Servilor 70 CC t/a Tyrenology v Natcorp Specialised Logistics Solutions (Pty) Ltd (2021/3712) [2022] ZAGPJHC 80 (18 February 2022)

Saflii

Automated Summary

Key Facts

The applicant, Natcorp Specialised Logistics Solutions (Pty) Ltd, supplied goods and services to the respondent from March 2019 to February 2020 under a credit facility agreement. The respondent fell into arrears, with a debt of R308,097.32 as of 31 October 2020. Despite multiple promises of payment and a Section 345 notice served in November 2020, the respondent disputed invoices and admitted only R202,830.27 in its answering affidavit. The court found the respondent's dispute insufficient to meet the 'Badenhorst Rule' threshold, as the debt was largely admitted and the respondent failed to demonstrate bona fide grounds for dispute. Consequently, a provisional winding-up order was granted against the respondent on 18 February 2022.

Issues

  • Whether the respondent's dispute regarding the indebtedness is on bona fide and reasonable grounds, thereby preventing the winding-up order as per the Badenhorst Rule.
  • Whether the respondent is deemed unable to pay its debts under sections 344(f) and 344(h) of the Companies Act, 61 of 1973, and if it is just and equitable to wind up the company.

Holdings

  • The court found that the applicant demonstrated a prima facie case for provisional winding-up of the respondent, as the respondent admitted partial indebtedness (R192,830.27) but failed to establish that the remaining debt was disputed on bona fide and reasonable grounds. The respondent's cash flow issues were deemed insufficient to justify non-payment under the terms of the credit facility agreement.
  • The court emphasized the 'Badenhorst Rule,' requiring the respondent to prove disputes over debts are genuine and reasonable.

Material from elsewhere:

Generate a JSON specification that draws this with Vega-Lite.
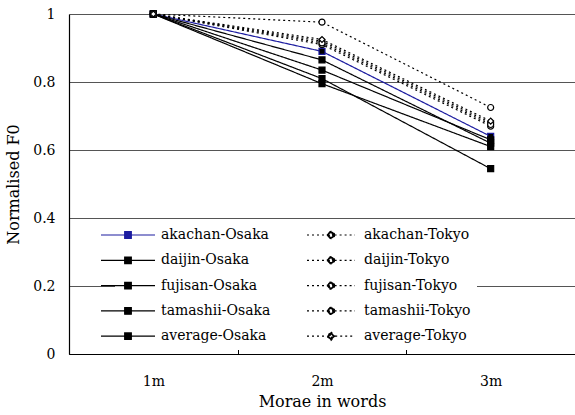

The respondent's claims of financial hardship during lockdown and failure to respond to demands were not sufficient to meet this burden, as the debt was largely admitted and disputes raised outside the 48-hour notice period under the agreement.

Remedies

  • A copy of this order be published forthwith once in the Government Gazette and any local daily English newspaper;
  • The parties to enroll the matter for 19 April 2022; and
  • The respondent is hereby placed under provisional winding-up;
  • A copy of this order must be served on the South African Revenue Services;
  • A copy of this order be forwarded to each known creditor by prepaid registered post or by e-mail;
  • A copy of this order be served on the respondent at its registered office;
  • A copy of this order be served on the employees' trade union, if any, at the respondent's registered office;
  • A copy of this order must be served on the Master;
  • Costs of the application on the scale as between attorney and own client, are to be costs in the winding-up of the respondent.
  • A copy of this order be forwarded to each of the established employees of the respondent by prepaid registered post or by e-mail;
  • All persons who have a legitimate interest, are called upon to put forward their reasons why this Court should not order the final winding up of the respondent on 19 April 2022 at 10h00 or as soon thereafter as the matter may be heard;

Legal Principles

The court applied the principle of burden of proof in winding-up proceedings, requiring the applicant to establish a prima facie case of insolvency and shifting the onus to the respondent to demonstrate the debt is disputed on bona fide and reasonable grounds. The respondent failed to meet this burden as their disputes were insufficient and not timely raised.

Precedent Name

  • Minister of Land Affairs and Agriculture v D & F Wevell Trust and Others
  • Kalil v Decotex (Pty) Ltd & Another
  • Machanick Steel & Fencing (Pty) Ltd v Wesrhodan (Pty) Ltd
  • Badenhorst v Northern Construction Enterprises (Pty) Ltd

Cited Statute

Companies Act, 61 of 1973

Judge Name

T F Mudau

Passage Text

  • The respondent is hereby placed under provisional winding-up;
  • It is trite that winding-up proceedings are not to be used to enforce payment of a debt that is disputed on bona fide and reasonable grounds. This is known as the so-called 'Badenhorst Rule'. Where, however, the respondent's indebtedness has, prima facie, been established, the onus is on it to show that this indebtedness is indeed disputed on bona fide and reasonable grounds.
  • This is a winding up application in terms of sections 344 (f) and 344(h) read with sections 345 and 346 of the Companies Act, 61 of 1973 ('the Old Companies Act') on the basis that the respondent is deemed unable to pay its debts, alternatively that it is just and equitable to do so.